Esta onda crescente, concertada e consciente, não deve ser desprezada. Ela não se dá apenas no parlamento nem nos media – e mesmo que tivesse “apenas” esses palcos já seria muito grave. Ela legitíma a violência nas ruas contra a população negra, cigana e pobre. Essa violência é institucional e permanente. Mas também já tomou corpo sobre a forma de um movimento de carácter fascista, de natureza miliciana, infiltrado na polícia, no SEF e na justiça, que é o Movimento Zero e os seus tentáculos. Não por acaso Ventura foi o rosto político da manifestação do Movimento Zero em Novembro de 2019. Na verdade, esta manifestação foi um verdadeiro comício organizado para o boy ex-PSD, Ventura.

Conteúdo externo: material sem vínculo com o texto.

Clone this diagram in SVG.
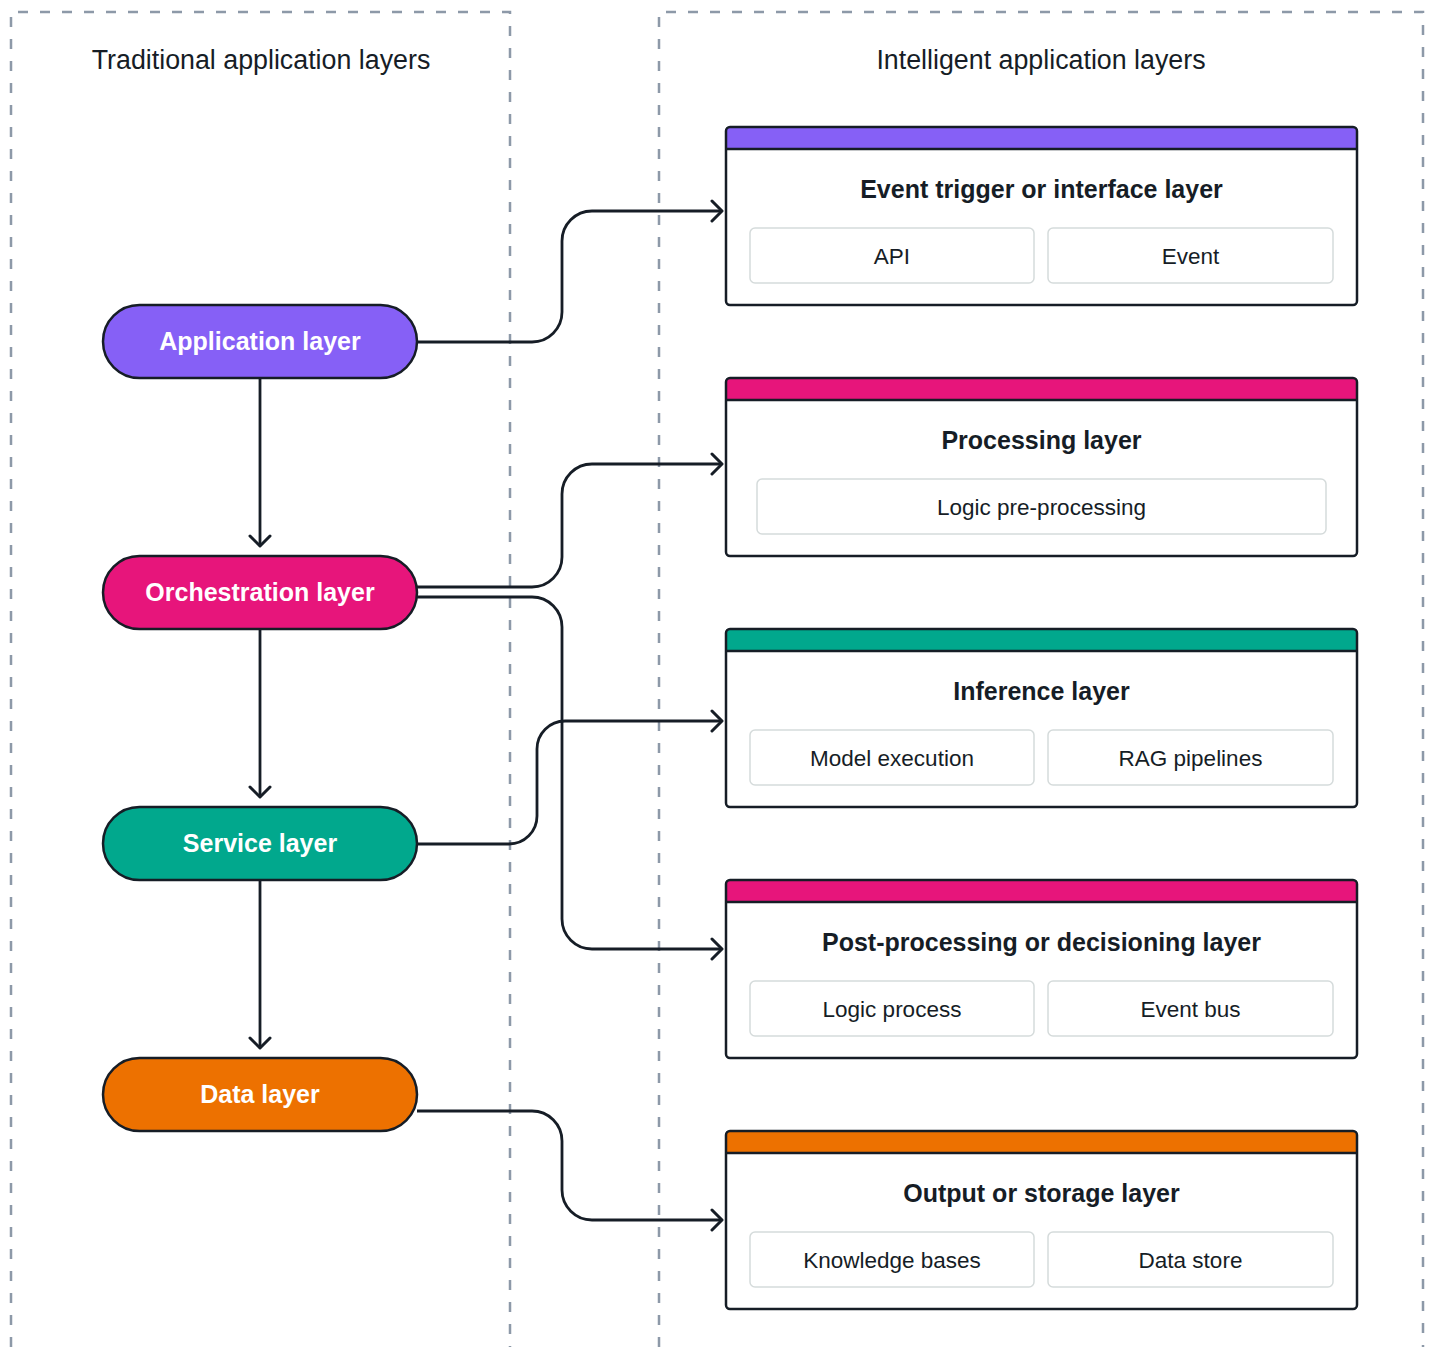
<svg xmlns="http://www.w3.org/2000/svg" width="1429" height="1347" viewBox="0 0 1429 1347">
<defs>
<style>
.zone{fill:none;stroke:#8D99A8;stroke-width:2.5;stroke-dasharray:10 12}
.head{font-family:"Liberation Sans",Arial,sans-serif;font-size:26.8px;fill:#161D26;text-anchor:middle}
.pill{stroke:#161D26;stroke-width:2.5}
.pilltxt{font-family:"Liberation Sans",Arial,sans-serif;font-size:25px;font-weight:bold;fill:#FFFFFF;text-anchor:middle}
.card{fill:none;stroke:#161D26;stroke-width:2.5}
.cardbody{fill:#FFFFFF}
.sep{stroke:#161D26;stroke-width:2.5}
.title{font-family:"Liberation Sans",Arial,sans-serif;font-size:25px;font-weight:bold;fill:#161D26;text-anchor:middle}
.sub{fill:#FFFFFF;stroke:#D5DBDB;stroke-width:1.5}
.subtxt{font-family:"Liberation Sans",Arial,sans-serif;font-size:22.5px;fill:#161D26;text-anchor:middle}
.conn{fill:none;stroke:#161D26;stroke-width:2.8;stroke-linejoin:round}
</style>
<marker id="arr" viewBox="0 0 14 24" refX="12" refY="12" markerWidth="14" markerHeight="24" markerUnits="userSpaceOnUse" orient="auto">
<path d="M2,2 L12,12 L2,22" fill="none" stroke="#161D26" stroke-width="3" stroke-linecap="round" stroke-linejoin="round"/>
</marker>
</defs>
<rect width="1429" height="1347" fill="#FFFFFF"/>

<g id="zones">
<path class="zone" d="M11,1347 V12 H510 V1347"/>
<path class="zone" d="M659,1347 V12 H1423 V1347"/>
<text class="head" x="261" y="69">Traditional application layers</text>
<text class="head" x="1041" y="69">Intelligent application layers</text>
</g>

<g id="connectors">
<path class="conn" d="M260,378 V546" marker-end="url(#arr)"/>
<path class="conn" d="M260,629 V797" marker-end="url(#arr)"/>
<path class="conn" d="M260,880 V1048" marker-end="url(#arr)"/>
<path class="conn" d="M417,342 H532 A30,30 0 0 0 562,312 V241 A30,30 0 0 1 592,211 H722" marker-end="url(#arr)"/>
<path class="conn" d="M417,587 H532 A30,30 0 0 0 562,557 V494 A30,30 0 0 1 592,464 H722" marker-end="url(#arr)"/>
<path class="conn" d="M417,597 H532 A30,30 0 0 1 562,627 V919 A30,30 0 0 0 592,949 H722" marker-end="url(#arr)"/>
<path class="conn" d="M417,844 H509 A28,28 0 0 0 537,816 V749 A28,28 0 0 1 565,721 H722" marker-end="url(#arr)"/>
<path class="conn" d="M417,1111 H532 A30,30 0 0 1 562,1141 V1190 A30,30 0 0 0 592,1220 H722" marker-end="url(#arr)"/>
</g>

<g id="application-layer">
<rect class="pill" x="103" y="305" width="314" height="73" rx="36.5" fill="#8660F6"/>
<text class="pilltxt" x="260" y="350">Application layer</text>
</g>
<g id="orchestration-layer">
<rect class="pill" x="103" y="556" width="314" height="73" rx="36.5" fill="#E7157B"/>
<text class="pilltxt" x="260" y="601">Orchestration layer</text>
</g>
<g id="service-layer">
<rect class="pill" x="103" y="807" width="314" height="73" rx="36.5" fill="#01A88D"/>
<text class="pilltxt" x="260" y="852">Service layer</text>
</g>
<g id="data-layer">
<rect class="pill" x="103" y="1058" width="314" height="73" rx="36.5" fill="#ED7100"/>
<text class="pilltxt" x="260" y="1103">Data layer</text>
</g>

<g id="event-trigger-layer">
<rect class="cardbody" x="726" y="127" width="631" height="178" rx="4"/>
<path d="M726,149 V131 A4,4 0 0 1 730,127 H1353 A4,4 0 0 1 1357,131 V149 Z" fill="#8660F6"/>
<line class="sep" x1="726" y1="149" x2="1357" y2="149"/>
<rect class="card" x="726" y="127" width="631" height="178" rx="4"/>
<text class="title" x="1041.5" y="198">Event trigger or interface layer</text>
<rect class="sub" x="750" y="228" width="284" height="55" rx="5"/>
<text class="subtxt" x="892" y="264">API</text>
<rect class="sub" x="1048" y="228" width="285" height="55" rx="5"/>
<text class="subtxt" x="1190.5" y="264">Event</text>
</g>

<g id="processing-layer">
<rect class="cardbody" x="726" y="378" width="631" height="178" rx="4"/>
<path d="M726,400 V382 A4,4 0 0 1 730,378 H1353 A4,4 0 0 1 1357,382 V400 Z" fill="#E7157B"/>
<line class="sep" x1="726" y1="400" x2="1357" y2="400"/>
<rect class="card" x="726" y="378" width="631" height="178" rx="4"/>
<text class="title" x="1041.5" y="449">Processing layer</text>
<rect class="sub" x="757" y="479" width="569" height="55" rx="5"/>
<text class="subtxt" x="1041.5" y="515">Logic pre-processing</text>
</g>

<g id="inference-layer">
<rect class="cardbody" x="726" y="629" width="631" height="178" rx="4"/>
<path d="M726,651 V633 A4,4 0 0 1 730,629 H1353 A4,4 0 0 1 1357,633 V651 Z" fill="#01A88D"/>
<line class="sep" x1="726" y1="651" x2="1357" y2="651"/>
<rect class="card" x="726" y="629" width="631" height="178" rx="4"/>
<text class="title" x="1041.5" y="700">Inference layer</text>
<rect class="sub" x="750" y="730" width="284" height="55" rx="5"/>
<text class="subtxt" x="892" y="766">Model execution</text>
<rect class="sub" x="1048" y="730" width="285" height="55" rx="5"/>
<text class="subtxt" x="1190.5" y="766">RAG pipelines</text>
</g>

<g id="post-processing-layer">
<rect class="cardbody" x="726" y="880" width="631" height="178" rx="4"/>
<path d="M726,902 V884 A4,4 0 0 1 730,880 H1353 A4,4 0 0 1 1357,884 V902 Z" fill="#E7157B"/>
<line class="sep" x1="726" y1="902" x2="1357" y2="902"/>
<rect class="card" x="726" y="880" width="631" height="178" rx="4"/>
<text class="title" x="1041.5" y="951">Post-processing or decisioning layer</text>
<rect class="sub" x="750" y="981" width="284" height="55" rx="5"/>
<text class="subtxt" x="892" y="1017">Logic process</text>
<rect class="sub" x="1048" y="981" width="285" height="55" rx="5"/>
<text class="subtxt" x="1190.5" y="1017">Event bus</text>
</g>

<g id="output-storage-layer">
<rect class="cardbody" x="726" y="1131" width="631" height="178" rx="4"/>
<path d="M726,1153 V1135 A4,4 0 0 1 730,1131 H1353 A4,4 0 0 1 1357,1135 V1153 Z" fill="#ED7100"/>
<line class="sep" x1="726" y1="1153" x2="1357" y2="1153"/>
<rect class="card" x="726" y="1131" width="631" height="178" rx="4"/>
<text class="title" x="1041.5" y="1202">Output or storage layer</text>
<rect class="sub" x="750" y="1232" width="284" height="55" rx="5"/>
<text class="subtxt" x="892" y="1268">Knowledge bases</text>
<rect class="sub" x="1048" y="1232" width="285" height="55" rx="5"/>
<text class="subtxt" x="1190.5" y="1268">Data store</text>
</g>
</svg>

Portanto, estes e outros ataques racistas fazem parte de um dispositivo mais amplo e bem organizado – e financiado – que vai do Movimento Zero ao grupo mediático Cofina, passando por uma rede de sites de fake news e que tem em Ventura o porta voz. Visam despoletar um movimento neo-fascista em Portugal com peso social e eleitoral de massas, ao serviço de mais privatizações, baixos salários e destruição do nosso Estado Social. Não por acaso, a par desta onda de ódio também crescem as perseguições a sindicalistas e os ataques ao direito à greve. A PSP que brutaliza trabalhadoras negras é a mesma que rompe piquetes de greve. Os media que instam a população contra a juventude negra são os mesmos que mentem sobre a luta dos trabalhadores. Tal como o Governo e as autoridades fecham os olhos a tudo isto.

 

Unidade contra o racismo e o Neo-fascismo

Por isso, é necessário cerrar fileiras contra o racismo. Ele é o veneno segregado pela classe dominante para dividir trabalhadores e impor mais ataques aos direitos sociais. Por isso, é preciso cerrar fileiras em defesa de Joacine Moreira, independentemente dos acordos ou desacordos políticos com a deputada. A verdade é que Ventura apenas surfou uma onda de ódio racista e machista insuflada pelos media, que a esquerda parlamentar não combateu, pois viu desde o início Joacine Moreira como uma “concorrente”. A própria direcção do Livre e Rui Tavares não tiveram pejo em surfar essa onda, para tentar jogar a mão ao lugar da deputada. É cegueira da mais atroz não ver que a onda contra Joacine Moreira pode depois engolir toda a esquerda.

Por isso, o MAS está e esteve desde o primeiro momento do lado de Joacine Moreira, contra os ataques de que tem sido alvo. Apelamos a toda a esquerda, a todos os movimentos anti-racistas, anti-fascistas e organizações da classe trabalhadora a tomar essa posição. Pois, parafraseando Brecht: primeiro querem levar a Joacine Moreira, se não nos importarmos, um dia podem levar todos os direitos sociais que duramente conquistámos e aqueles/as que os defendem.